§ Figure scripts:
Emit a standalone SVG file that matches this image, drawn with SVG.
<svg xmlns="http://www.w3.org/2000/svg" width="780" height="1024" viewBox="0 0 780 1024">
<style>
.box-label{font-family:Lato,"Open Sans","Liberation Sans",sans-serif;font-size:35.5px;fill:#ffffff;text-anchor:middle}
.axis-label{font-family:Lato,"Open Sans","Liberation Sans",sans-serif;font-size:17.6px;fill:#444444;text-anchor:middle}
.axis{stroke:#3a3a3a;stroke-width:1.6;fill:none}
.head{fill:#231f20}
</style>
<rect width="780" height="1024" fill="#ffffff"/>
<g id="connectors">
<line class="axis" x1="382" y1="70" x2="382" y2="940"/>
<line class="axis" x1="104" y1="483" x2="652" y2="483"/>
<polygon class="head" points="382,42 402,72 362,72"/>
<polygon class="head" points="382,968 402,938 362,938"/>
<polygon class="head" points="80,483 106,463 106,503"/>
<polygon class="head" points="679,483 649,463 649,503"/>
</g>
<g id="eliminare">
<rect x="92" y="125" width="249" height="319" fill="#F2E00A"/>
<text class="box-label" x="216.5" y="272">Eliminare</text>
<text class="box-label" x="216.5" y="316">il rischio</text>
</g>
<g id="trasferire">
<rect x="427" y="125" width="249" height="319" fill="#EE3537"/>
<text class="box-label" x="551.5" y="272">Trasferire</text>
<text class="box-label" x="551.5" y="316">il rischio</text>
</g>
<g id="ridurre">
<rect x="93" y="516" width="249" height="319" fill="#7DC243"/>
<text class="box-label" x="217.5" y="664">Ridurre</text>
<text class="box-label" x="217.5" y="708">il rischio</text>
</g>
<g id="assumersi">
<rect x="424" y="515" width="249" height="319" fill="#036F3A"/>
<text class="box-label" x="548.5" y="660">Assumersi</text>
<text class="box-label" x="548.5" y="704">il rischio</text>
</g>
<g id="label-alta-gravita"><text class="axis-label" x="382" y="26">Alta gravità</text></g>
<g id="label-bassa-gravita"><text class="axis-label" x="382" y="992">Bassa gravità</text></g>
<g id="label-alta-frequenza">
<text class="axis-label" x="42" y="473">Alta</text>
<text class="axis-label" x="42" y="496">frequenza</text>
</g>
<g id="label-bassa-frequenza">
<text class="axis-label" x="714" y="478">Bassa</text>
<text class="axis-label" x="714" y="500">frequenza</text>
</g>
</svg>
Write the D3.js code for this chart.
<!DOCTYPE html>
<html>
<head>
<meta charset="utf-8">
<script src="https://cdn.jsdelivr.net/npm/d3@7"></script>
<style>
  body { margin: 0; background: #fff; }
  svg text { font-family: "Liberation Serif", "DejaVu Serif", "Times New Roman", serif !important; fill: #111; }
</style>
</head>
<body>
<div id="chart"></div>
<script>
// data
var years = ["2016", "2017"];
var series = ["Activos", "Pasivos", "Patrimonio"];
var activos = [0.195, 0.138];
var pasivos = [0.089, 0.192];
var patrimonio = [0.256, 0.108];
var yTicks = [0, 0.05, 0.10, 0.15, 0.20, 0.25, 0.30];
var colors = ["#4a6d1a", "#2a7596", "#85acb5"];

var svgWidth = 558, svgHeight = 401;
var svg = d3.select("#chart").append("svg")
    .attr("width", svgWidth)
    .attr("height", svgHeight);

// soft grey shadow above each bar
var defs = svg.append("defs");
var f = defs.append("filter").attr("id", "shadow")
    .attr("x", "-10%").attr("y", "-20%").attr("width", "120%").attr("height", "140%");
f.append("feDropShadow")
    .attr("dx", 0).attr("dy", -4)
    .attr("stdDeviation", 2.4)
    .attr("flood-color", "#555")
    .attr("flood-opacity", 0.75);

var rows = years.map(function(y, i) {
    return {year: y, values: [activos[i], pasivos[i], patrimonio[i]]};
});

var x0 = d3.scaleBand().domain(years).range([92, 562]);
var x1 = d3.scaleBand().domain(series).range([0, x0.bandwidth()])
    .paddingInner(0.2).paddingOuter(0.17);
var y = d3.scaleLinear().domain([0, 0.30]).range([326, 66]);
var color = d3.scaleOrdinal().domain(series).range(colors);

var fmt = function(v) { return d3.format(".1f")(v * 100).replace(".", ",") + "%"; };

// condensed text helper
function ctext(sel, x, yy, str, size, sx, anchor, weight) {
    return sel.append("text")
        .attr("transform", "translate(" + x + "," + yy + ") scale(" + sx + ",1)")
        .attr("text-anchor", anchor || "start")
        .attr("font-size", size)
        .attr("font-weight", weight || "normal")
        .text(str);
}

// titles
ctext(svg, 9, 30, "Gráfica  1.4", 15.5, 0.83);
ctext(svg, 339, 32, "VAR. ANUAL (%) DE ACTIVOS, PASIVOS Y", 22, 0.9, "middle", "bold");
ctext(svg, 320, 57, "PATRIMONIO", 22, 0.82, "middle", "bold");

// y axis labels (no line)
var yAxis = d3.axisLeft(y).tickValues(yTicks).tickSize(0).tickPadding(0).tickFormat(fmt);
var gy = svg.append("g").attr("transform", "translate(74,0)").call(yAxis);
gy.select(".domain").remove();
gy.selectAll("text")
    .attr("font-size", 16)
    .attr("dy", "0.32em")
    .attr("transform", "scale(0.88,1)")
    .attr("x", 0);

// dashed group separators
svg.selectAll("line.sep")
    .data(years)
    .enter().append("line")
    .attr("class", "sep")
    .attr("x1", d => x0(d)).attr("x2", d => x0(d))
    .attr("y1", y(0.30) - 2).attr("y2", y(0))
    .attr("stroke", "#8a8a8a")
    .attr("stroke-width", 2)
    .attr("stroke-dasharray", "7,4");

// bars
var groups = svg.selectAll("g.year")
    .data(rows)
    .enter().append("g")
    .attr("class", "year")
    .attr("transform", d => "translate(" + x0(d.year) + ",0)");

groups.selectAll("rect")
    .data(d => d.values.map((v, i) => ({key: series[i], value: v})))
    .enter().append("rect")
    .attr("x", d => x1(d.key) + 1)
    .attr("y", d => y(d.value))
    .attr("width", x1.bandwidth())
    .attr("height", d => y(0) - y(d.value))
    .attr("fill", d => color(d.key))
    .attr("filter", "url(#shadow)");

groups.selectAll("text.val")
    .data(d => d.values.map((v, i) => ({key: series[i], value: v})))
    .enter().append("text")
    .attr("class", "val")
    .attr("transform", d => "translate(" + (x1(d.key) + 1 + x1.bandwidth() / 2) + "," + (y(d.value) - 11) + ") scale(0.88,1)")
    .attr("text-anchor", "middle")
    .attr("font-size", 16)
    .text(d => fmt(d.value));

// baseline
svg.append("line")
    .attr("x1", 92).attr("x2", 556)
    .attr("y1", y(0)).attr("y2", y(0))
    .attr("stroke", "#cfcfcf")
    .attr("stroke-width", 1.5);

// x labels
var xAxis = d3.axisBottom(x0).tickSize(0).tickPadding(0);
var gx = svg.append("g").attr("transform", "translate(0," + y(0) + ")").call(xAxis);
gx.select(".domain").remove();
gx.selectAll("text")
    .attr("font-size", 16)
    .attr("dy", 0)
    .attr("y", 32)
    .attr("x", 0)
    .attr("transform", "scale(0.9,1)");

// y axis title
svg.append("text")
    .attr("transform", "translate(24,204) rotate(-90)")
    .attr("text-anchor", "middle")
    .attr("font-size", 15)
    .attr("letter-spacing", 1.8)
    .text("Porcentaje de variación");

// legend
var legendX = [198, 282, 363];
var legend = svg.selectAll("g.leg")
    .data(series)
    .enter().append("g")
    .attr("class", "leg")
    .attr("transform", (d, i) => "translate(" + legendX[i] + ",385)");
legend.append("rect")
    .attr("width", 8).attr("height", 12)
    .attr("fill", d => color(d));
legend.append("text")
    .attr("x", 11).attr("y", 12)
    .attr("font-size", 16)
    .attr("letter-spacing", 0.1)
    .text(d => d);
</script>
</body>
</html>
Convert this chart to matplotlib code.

§ Goal: Gather every line from the entries above where the word "chart" appears, and copy them.

§ Answer to the problem:
Write the D3.js code for this chart.
<div id="chart"></div>
var svg = d3.select("#chart").append("svg")
Convert this chart to matplotlib code.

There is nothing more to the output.